## YOUR INSTRUCTIONS
Drop the images; return everything else in the listing below exactly.

## DATASET SECTION
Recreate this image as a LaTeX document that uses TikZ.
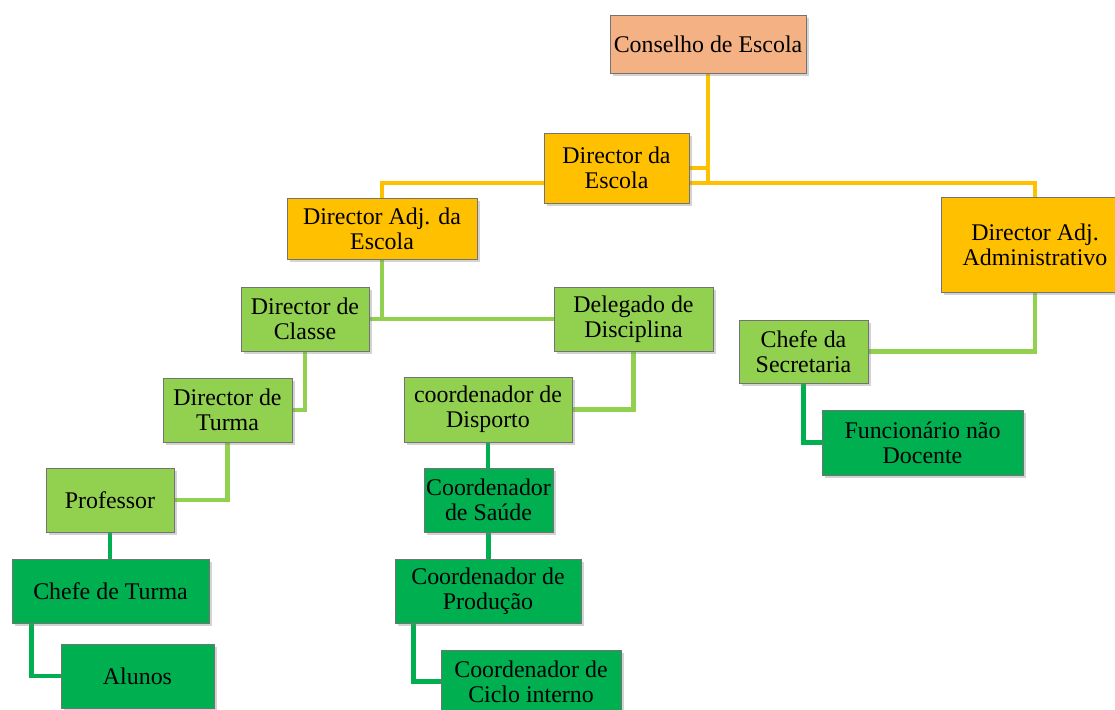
\documentclass[tikz,border=0pt]{standalone}
\usepackage{fontspec}
\setmainfont{Liberation Serif}
\usetikzlibrary{shadows,backgrounds,calc}
\definecolor{salmon}{HTML}{F4B183}
\definecolor{gold}{HTML}{FFC000}
\definecolor{lgreen}{HTML}{92D050}
\definecolor{dgreen}{HTML}{00B050}
\tikzset{
  box/.style={rectangle, draw=black!55, line width=0.8pt, inner sep=0pt, align=center,
    font=\fontsize{23.9}{25}\selectfont,
    drop shadow={opacity=0.35, shadow xshift=2.5pt, shadow yshift=-3pt}},
  bx/.style args={#1/#2/#3/#4}{box, minimum width=#3-#1, minimum height=#4-#2},
  conn/.style={line width=4.5pt, line cap=butt, line join=miter},
  cgold/.style={conn, draw=gold},
  clg/.style={conn, draw=lgreen},
  cdg/.style={conn, draw=dgreen}
}
\begin{document}
\begin{tikzpicture}[x=1pt,y=-1pt]
\useasboundingbox (0,0) rectangle (1115,709);
% nodes
\node[bx=610/15/806/73, fill=salmon] (cons) at (708,44) {Conselho de Escola};
\node[bx=544/133/689/203, fill=gold] (dir) at (616.5,168) {Director da\\Escola};
\node[bx=287/198/477/259, fill=gold] (adj) at (382,228.5) {Director Adj. da\\Escola};
\node[bx=941/197/1129/292, fill=gold] (adm) at (1035,244.5) {Director Adj.\\Administrativo};
\node[bx=241/287/369/351, fill=lgreen] (classe) at (305,319) {Director de\\Classe};
\node[bx=554/287/713/351, fill=lgreen] (deleg) at (633.5,319) {Delegado de\\Disciplina};
\node[bx=739/320/868/383, fill=lgreen] (secr) at (803.5,351.5) {Chefe da\\Secretaria};
\node[bx=822/410/1023/475, fill=dgreen] (func) at (922.5,442.5) {Funcionário não\\Docente};
\node[bx=163/378/292/442, fill=lgreen] (turma) at (227.5,410) {Director de\\Turma};
\node[bx=46/468/174/532, fill=lgreen] (prof) at (110,500) {Professor};
\node[bx=12/559/209/623, fill=dgreen] (chefet) at (110.5,591) {Chefe de Turma};
\node[bx=61/644/214/708, fill=dgreen] (alunos) at (137.5,676) {Alunos};
\node[bx=404/377/572/442, fill=lgreen] (disp) at (488,409.5) {coordenador de\\Disporto};
\node[bx=424/468/553/532, fill=dgreen] (saude) at (488.5,500) {Coordenador\\de Saúde};
\node[bx=395/559/581/623, fill=dgreen] (prod) at (488,591) {Coordenador de\\Produção};
\node[bx=441/650/621/713, fill=dgreen] (ciclo) at (531,681.5) {Coordenador de\\Ciclo interno};
% connectors
\begin{scope}[on background layer]
\coordinate (hl) at (0,183);
\draw[cgold] (cons.south) |- (dir.east);
\draw[cgold] (dir.east -| cons.south) -- (hl -| cons.south);
\draw[cgold] (adj.north) -- (adj.north |- hl) -- (hl -| adm.north) -- (adm.north);
\draw[clg] (adj.south) -- (adj.south |- classe.east);
\draw[clg] (classe.east) -- (deleg.west);
\draw[clg] (classe.south) |- (turma.east);
\draw[clg] (turma.south) |- (prof.east);
\draw[cdg] (prof.south) -- (prof.south |- chefet.north);
\coordinate (ct) at ($(chefet.south west)+(20,0)$);
\draw[cdg] (ct) |- (alunos.west);
\draw[clg] (deleg.south) |- (disp.east);
\draw[cdg] (disp.south) -- (disp.south |- saude.north);
\draw[cdg] (saude.south) -- (saude.south |- prod.north);
\coordinate (pd) at ($(prod.south west)+(19,0)$);
\draw[cdg] (pd) |- (ciclo.west);
\draw[clg] (adm.south) |- (secr.east);
\draw[cdg] (secr.south) |- (func.west);
\end{scope}
\end{tikzpicture}
\end{document}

## WRITTEN ANSWER
Recreate this image as a LaTeX document that uses TikZ.
\documentclass[tikz,border=0pt]{standalone}
\usepackage{fontspec}
\setmainfont{Liberation Serif}
\usetikzlibrary{shadows,backgrounds,calc}
\definecolor{salmon}{HTML}{F4B183}
\definecolor{gold}{HTML}{FFC000}
\definecolor{lgreen}{HTML}{92D050}
\definecolor{dgreen}{HTML}{00B050}
\tikzset{
  box/.style={rectangle, draw=black!55, line width=0.8pt, inner sep=0pt, align=center,
    font=\fontsize{23.9}{25}\selectfont,
    drop shadow={opacity=0.35, shadow xshift=2.5pt, shadow yshift=-3pt}},
  bx/.style args={#1/#2/#3/#4}{box, minimum width=#3-#1, minimum height=#4-#2},
  conn/.style={line width=4.5pt, line cap=butt, line join=miter},
  cgold/.style={conn, draw=gold},
  clg/.style={conn, draw=lgreen},
  cdg/.style={conn, draw=dgreen}
}
\begin{document}
\begin{tikzpicture}[x=1pt,y=-1pt]
\useasboundingbox (0,0) rectangle (1115,709);
% nodes
\node[bx=610/15/806/73, fill=salmon] (cons) at (708,44) {Conselho de Escola};
\node[bx=544/133/689/203, fill=gold] (dir) at (616.5,168) {Director da\\Escola};
\node[bx=287/198/477/259, fill=gold] (adj) at (382,228.5) {Director Adj. da\\Escola};
\node[bx=941/197/1129/292, fill=gold] (adm) at (1035,244.5) {Director Adj.\\Administrativo};
\node[bx=241/287/369/351, fill=lgreen] (classe) at (305,319) {Director de\\Classe};
\node[bx=554/287/713/351, fill=lgreen] (deleg) at (633.5,319) {Delegado de\\Disciplina};
\node[bx=739/320/868/383, fill=lgreen] (secr) at (803.5,351.5) {Chefe da\\Secretaria};
\node[bx=822/410/1023/475, fill=dgreen] (func) at (922.5,442.5) {Funcionário não\\Docente};
\node[bx=163/378/292/442, fill=lgreen] (turma) at (227.5,410) {Director de\\Turma};
\node[bx=46/468/174/532, fill=lgreen] (prof) at (110,500) {Professor};
\node[bx=12/559/209/623, fill=dgreen] (chefet) at (110.5,591) {Chefe de Turma};
\node[bx=61/644/214/708, fill=dgreen] (alunos) at (137.5,676) {Alunos};
\node[bx=404/377/572/442, fill=lgreen] (disp) at (488,409.5) {coordenador de\\Disporto};
\node[bx=424/468/553/532, fill=dgreen] (saude) at (488.5,500) {Coordenador\\de Saúde};
\node[bx=395/559/581/623, fill=dgreen] (prod) at (488,591) {Coordenador de\\Produção};
\node[bx=441/650/621/713, fill=dgreen] (ciclo) at (531,681.5) {Coordenador de\\Ciclo interno};
% connectors
\begin{scope}[on background layer]
\coordinate (hl) at (0,183);
\draw[cgold] (cons.south) |- (dir.east);
\draw[cgold] (dir.east -| cons.south) -- (hl -| cons.south);
\draw[cgold] (adj.north) -- (adj.north |- hl) -- (hl -| adm.north) -- (adm.north);
\draw[clg] (adj.south) -- (adj.south |- classe.east);
\draw[clg] (classe.east) -- (deleg.west);
\draw[clg] (classe.south) |- (turma.east);
\draw[clg] (turma.south) |- (prof.east);
\draw[cdg] (prof.south) -- (prof.south |- chefet.north);
\coordinate (ct) at ($(chefet.south west)+(20,0)$);
\draw[cdg] (ct) |- (alunos.west);
\draw[clg] (deleg.south) |- (disp.east);
\draw[cdg] (disp.south) -- (disp.south |- saude.north);
\draw[cdg] (saude.south) -- (saude.south |- prod.north);
\coordinate (pd) at ($(prod.south west)+(19,0)$);
\draw[cdg] (pd) |- (ciclo.west);
\draw[clg] (adm.south) |- (secr.east);
\draw[cdg] (secr.south) |- (func.west);
\end{scope}
\end{tikzpicture}
\end{document}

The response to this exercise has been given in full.